A fun and good-natured comedy with a very appealing Goodman in his first top-billed film, King Ralph seems outlandish and absurd as a concept, but it works.
A tacky Las Vegas lounge singer becomes the King of England.
In one fell swoop, the entire Royal Family is killed on accident, leaving England without Royalty or a King. Scrambling to find an heir to the throne, the search leads to Ralph Jones (John Goodman), a beer-guzzling bachelor whose job has been as a lounge singer at a dumpy Las Vegas casino for years. He is indeed the heir to be king, and when emissaries of England explain to him that he’ll be King for the rest of his life and live in castles and palaces and never have to work a day in his life again to make a living, he accepts the gig, not realizing how grave and serious his responsibilities will be. His advisor is a wise Lord named Willingham (Peter O’Toole, still with some fire in his eyes) who is immediately exasperated by Ralph’s antics and laziness (and his good ‘ole boy American qualities), but the British press eats the story up. Ralph takes his leisure and leaves the palace on his own and ends up at a strip club where he falls head over heels in love with a stripper named Miranda (Camile Coduri), but his advisors admonish and scold him for courting a commoner. Meanwhile, another Lord named Percival Graves (John Hurt) schemes to disgrace Ralph and force him to abdicate the throne, which leads to some uncomfortable developments with Miranda being the catalyst for Ralph’s undoing, but Ralph takes it all in stride because deep down he’s just a regular guy who never wanted to be the King in the first place.

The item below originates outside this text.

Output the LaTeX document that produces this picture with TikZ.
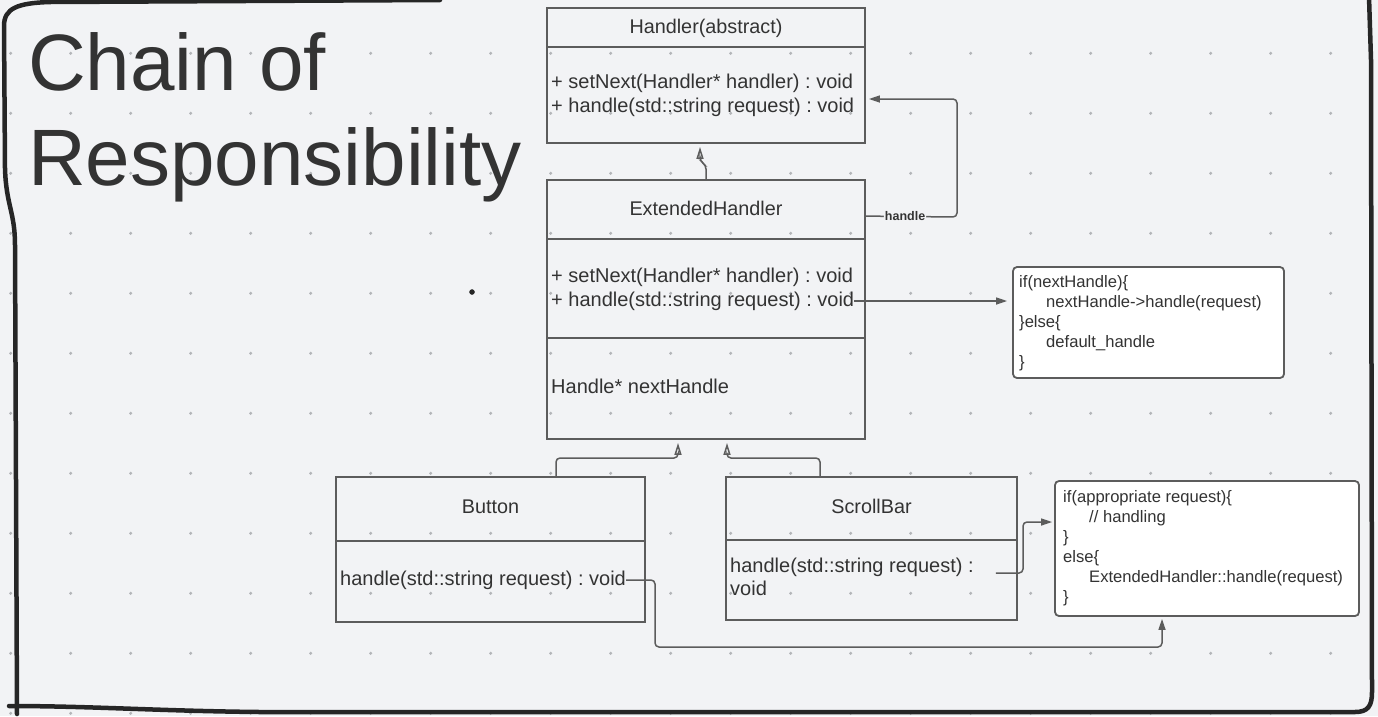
\documentclass[tikz,border=0pt]{standalone}
\usepackage{fontspec}
\setmainfont{Liberation Sans}
\usepackage{tikz}
\usetikzlibrary{arrows.meta}
\usetikzlibrary{calc}
\frenchspacing

\definecolor{bg}{HTML}{F2F3F5}
\definecolor{ink}{HTML}{333333}
\definecolor{linegray}{HTML}{5C5C5C}
\definecolor{dotgray}{HTML}{B4B6B9}
\definecolor{framecol}{HTML}{262626}

\begin{document}
\begin{tikzpicture}
  [x=1pt,y=-1pt,
  griddot/.style={fill=dotgray},
  blackdot/.style={circle,draw=framecol,fill=framecol,inner sep=0pt,minimum size=5pt},
  sketchframe/.style={draw=framecol,line width=4.5pt,line cap=round,line join=round},
  classbox/.style={draw=linegray,line width=1.8pt,inner sep=0pt},
  divider/.style={draw=linegray,line width=1.8pt},
  classname/.style={anchor=base,text=ink,inner sep=0pt,font=\fontsize{19.8}{23}\selectfont},
  member/.style={anchor=base west,text=ink,inner sep=0pt,text height=14pt,text depth=4pt,font=\fontsize{20}{23}\selectfont},
  notebox/.style={draw=linegray,fill=white,line width=1.8pt,rounded corners=4pt,inner sep=0pt},
  notetext/.style={anchor=north west,align=left,text=ink,inner sep=0pt,font=\fontsize{16.6}{20}\selectfont},
  conn/.style={draw=linegray,line width=1.5pt,rounded corners=4pt,-{Triangle[length=11pt,width=7pt]}},
  generalize/.style={draw=linegray,line width=1.5pt,rounded corners=4pt,-{Triangle[open,length=12pt,width=7pt]}},
  handlelabel/.style={fill=bg,inner sep=1pt,text=ink,font=\bfseries\fontsize{12.5}{14}\selectfont},
  bigtitle/.style={anchor=base west,text=ink,inner sep=0pt,font=\fontsize{80}{95}\selectfont}]

  \useasboundingbox (0,0) rectangle (1378,716);
  \fill[bg] (0,0) rectangle (1378,716);
  \foreach \i in {0,...,22}
    \foreach \j in {0,...,11}
      \fill[griddot] ({10.7+60*\i},{53.3+60*\j}) circle (1.7pt);

  \draw[sketchframe] (440,0) -- (50,2) .. controls (18,3) and (4,8) .. (4,26) -- (5,168) .. controls (6,205) and (15,212) .. (15,245) -- (17,714);
  \draw[sketchframe] (9,706) .. controls (90,706) and (160,711) .. (260,712) -- (1355,712) .. controls (1368,712) and (1372,706) .. (1372,692) -- (1371,60) -- (1369,-3);

  \node[bigtitle] (title1) at (28,90) {Chain of};
  \node[bigtitle] (title2) at (28,185) {Responsibility};
  \node[blackdot] (stray) at (472,292) {};

  \node[classbox,minimum width=318pt,minimum height=135pt] (handler) at (706,75.5) {};
  \draw[divider] ([yshift=-40pt]handler.north west) -- ([yshift=-40pt]handler.north east);
  \node[classname] (handlername) at (706,33) {Handler(abstract)};
  \node[member] (hm1) at (551,88) {+ setNext(Handler* handler) : void};
  \node[member] (hm2) at (551,112) {+ handle(std::string request) : void};

  \node[classbox,minimum width=318pt,minimum height=259pt] (ext) at (706,309.5) {};
  \draw[divider] ([yshift=-60pt]ext.north west) -- ([yshift=-60pt]ext.north east);
  \draw[divider] ([yshift=-159pt]ext.north west) -- ([yshift=-159pt]ext.north east);
  \node[classname] (extname) at (706,215) {ExtendedHandler};
  \node[member] (em1) at (551,282) {+ setNext(Handler* handler) : void};
  \node[member] (em2) at (551,306) {+ handle(std::string request) : void};
  \node[member] (eattr) at (551,393) {Handle* nextHandle};

  \node[classbox,minimum width=309pt,minimum height=145pt] (button) at (490.5,549.5) {};
  \draw[divider] ([yshift=-65pt]button.north west) -- ([yshift=-65pt]button.north east);
  \node[classname] (buttonname) at (490.5,513) {Button};
  \node[member] (bm) at (340,585) {handle(std::string request) : void};

  \node[classbox,minimum width=291pt,minimum height=143pt] (scroll) at (871.5,548.5) {};
  \draw[divider] ([yshift=-64pt]scroll.north west) -- ([yshift=-64pt]scroll.north east);
  \node[classname] (scrollname) at (871.5,513) {ScrollBar};
  \node[member] (sm1) at (730,572) {handle(std::string request) :};
  \node[member] (sm2) at (730,595) {void};

  \node[notebox,minimum width=271pt,minimum height=111pt] (note1) at (1148.5,322.5) {};
  \node[notetext] (note1text) at (1019,275) {if(nextHandle)\{\\\hspace*{27pt}nextHandle->handle(request)\\\}else\{\\\hspace*{27pt}default\_handle\\\}};

  \node[notebox,minimum width=304pt,minimum height=135pt] (note2) at (1207,548.5) {};
  \node[notetext] (note2text) at (1063,490) {if(appropriate request)\{\\\hspace*{26pt}// handling\\\}\\else\{\\\hspace*{26pt}ExtendedHandler::handle(request)\\\}};

  \draw[generalize] (ext.north) -- ++(0,-14) -- ++(-6,-4) -- ([xshift=-6pt,yshift=-3pt]handler.south);
  \draw[generalize] ([xshift=65.5pt]button.north) |- (678,458) -- ([xshift=-28pt,yshift=-3pt]ext.south);
  \draw[generalize] ([xshift=-51.5pt]scroll.north) |- (727,458) -- ([xshift=21pt,yshift=-3pt]ext.south);

  \draw[conn] ([yshift=-37pt]ext.north east) -- node[pos=0.43,handlelabel] {handle} (957,217) |- ([xshift=3pt,yshift=-23.5pt]handler.east);
  \draw[conn,shorten >=5pt] (em2.east) -- (em2.east -| note1.west);
  \draw[conn] (bm.east) -| (655,647) -| ([xshift=-45pt,yshift=-2pt]note2.south);
  \draw[conn] ([xshift=22pt,yshift=-6pt]sm1.east) -- (1023,573) |- ([xshift=-2pt,yshift=26.5pt]note2.west);

\end{tikzpicture}
\end{document}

A fun and good-natured comedy with a very appealing Goodman in his first top-billed film, King Ralph seems outlandish and absurd as a concept, but it works. There are some genuine laughs and a few cringe-worthy awkward moments in the movie, but it’s all in good fun, and director and screenwriter David S. Ward (The Sting) makes the movie move swiftly and lightly. Based on a novel by Emlyn Williams.
Mill Creek’s new Blu-ray release of King Ralph is presented in a nice high definition transfer, but doesn’t include any special features, other than a VHS-style slipcover. Affordably priced to own.